If any of that hits a little too close to home, it’s time to put down the guess-and-check method. Grab a measuring tape and use the ultimate bra size chart guide: the simplest way to find your accurate bra size to find your perfect bra.

Signs You’re Wearing the Wrong Cup Size

If your breast tissue is spilling out at the top or sides, it is probably too small. Size up. If the fabric of your bra gapes or wrinkles, the cup is probably too big. Size down. If your shoulders start aching by lunchtime, your band isn’t doing its share of the work. And if the band keeps riding up your back like it’s trying to escape, it’s too loose. A smaller number with a bigger cup usually fixes that.

If two or more of these sound familiar, that’s not a “your body” problem. That’s a “your size” problem, and it’s fixable faster than it takes to scroll through another bra ad on your phone.

Common Bra Size Myths You Can Stop Believing

  • “C is the good size, B is the small one.” Cup letters describe a measurement gap, not a compliment. There’s no correct answer key, and no letter is inherently better than another.

  • “My size is permanent.” Not really, because there are many factors that can influence your size, such as weight gain, hormonal changes, exercise, stress, aging, and pregnancy.

  • “A bigger cup automatically means better support.” Not even a little. A well-fitted B will out-support a badly-fitted C every time. Fit beats letter, always.

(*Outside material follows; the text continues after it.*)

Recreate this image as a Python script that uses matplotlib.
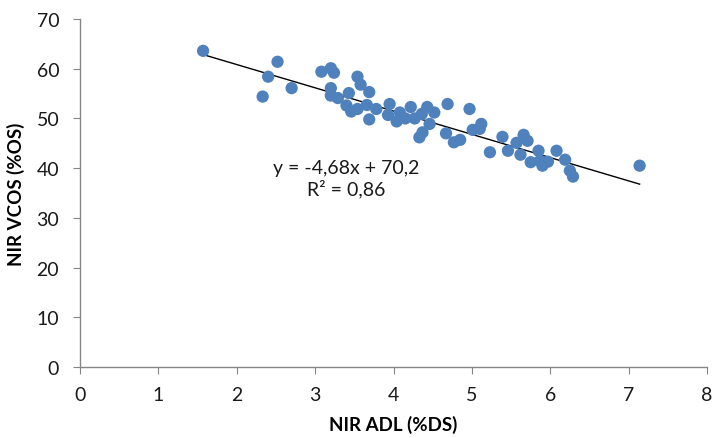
import numpy as np
import matplotlib
matplotlib.use("Agg")
import matplotlib.pyplot as plt

plt.rcParams['font.family'] = ['Lato', 'DejaVu Sans']

# NIR ADL (%DS) vs NIR VCOS (%OS)
adl = [1.57, 2.33, 2.40, 2.52, 2.70, 3.08, 3.20, 3.24, 3.20, 3.20,
       3.29, 3.40, 3.43, 3.46, 3.54, 3.58, 3.69, 3.54, 3.66, 3.69,
       3.78, 3.95, 3.93, 4.04, 4.08, 4.15, 4.22, 4.27, 4.36, 4.43,
       4.52, 4.46, 4.37, 4.33, 4.69, 4.67, 4.77, 4.85, 4.97, 5.01,
       5.12, 5.10, 5.23, 5.39, 5.46, 5.57, 5.62, 5.66, 5.71, 5.85,
       5.75, 5.87, 5.90, 5.97, 6.08, 6.19, 6.25, 6.29, 7.14]
vcos = [63.6, 54.4, 58.4, 61.4, 56.1, 59.4, 60.1, 59.2, 56.1, 54.6,
        54.1, 52.6, 55.1, 51.4, 58.4, 56.8, 55.3, 51.9, 52.7, 49.8,
        51.9, 52.9, 50.7, 49.4, 51.2, 50.0, 52.3, 50.0, 50.9, 52.3,
        51.2, 48.9, 47.2, 46.2, 52.9, 47.0, 45.2, 45.7, 51.9, 47.7,
        48.9, 47.9, 43.2, 46.3, 43.5, 45.1, 42.7, 46.7, 45.5, 43.5,
        41.2, 41.5, 40.5, 41.3, 43.5, 41.7, 39.5, 38.3, 40.5]

# linear trend as printed on the chart
slope = -4.68
intercept = 70.2
r2 = 0.86

x_ticks = [0, 1, 2, 3, 4, 5, 6, 7, 8]
y_ticks = [0, 10, 20, 30, 40, 50, 60, 70]

fig = plt.figure(figsize=(7.12, 4.39), dpi=100)
ax = fig.add_axes([0.1124, 0.1617, 0.8806, 0.7927])

ax.scatter(adl, vcos, s=78, color='#4F81BD', edgecolors='none', zorder=3)

xl = np.array([min(adl), max(adl)])
ax.plot(xl, slope * xl + intercept, color='black', lw=1.0, zorder=2)

eq = 'y = ' + ('%.2f' % slope).replace('.', ',') + 'x + ' + ('%.1f' % intercept).replace('.', ',')
ax.text(3.39, 40.2, eq, ha='center', va='center', fontsize=14, color='#1a1a1a')
ax.text(3.39, 36.0, 'R² = ' + ('%.2f' % r2).replace('.', ','), ha='center', va='center',
        fontsize=14, color='#1a1a1a')

ax.set_xlim(0, 8)
ax.set_ylim(0, 70)
ax.set_xticks(x_ticks)
ax.set_yticks(y_ticks)
ax.tick_params(direction='out', length=5, color='#868686', labelsize=14,
               labelcolor='#1a1a1a')
ax.tick_params(axis='x', pad=9)
ax.tick_params(axis='y', pad=10)

for s in ['top', 'right']:
    ax.spines[s].set_visible(False)
for s in ['left', 'bottom']:
    ax.spines[s].set_color('#868686')
    ax.spines[s].set_linewidth(1.0)

ax.set_xlabel('NIR ADL (%DS)', fontsize=13.5, fontweight='bold', labelpad=8)
ax.set_ylabel('NIR VCOS (%OS)', fontsize=13.5, fontweight='bold', labelpad=8)

fig.savefig('out.png', dpi=100)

Does Pregnancy Change Your Bra Cup Size?

If you’re pregnant or nursing, throw out the whole “fixed size” idea completely. Your ribcage expands as your baby grows. Your bust volume can shift within the same day depending on feeds. Postpartum swelling will throw off your measurements for weeks after delivery. None of this means your body is doing something wrong. It’s just what a body building another human does. Re-measuring every few weeks, instead of trusting whatever size you wore last trimester, saves you a lot of unnecessary discomfort at 2am.

The Takeaway

C is bigger than B, but only on paper, and only when the band size matches. The moment the band shifts, the letter stops meaning what you thought it meant. That’s exactly why so many of us have spent years in the wrong bra without ever questioning it.

The fix isn’t complicated, you just have to stop letting a letter on a tiny satin tag dictate your comfort. The next time you find yourself stuck between a B and a C, remember that your body isn't the problem, the industry’s confusing math is. Trust how the band feels, ensure the cups fully enclose your tissue without spilling, and let the alphabet do whatever it wants. Your shoulders (and your sanity) will thank you.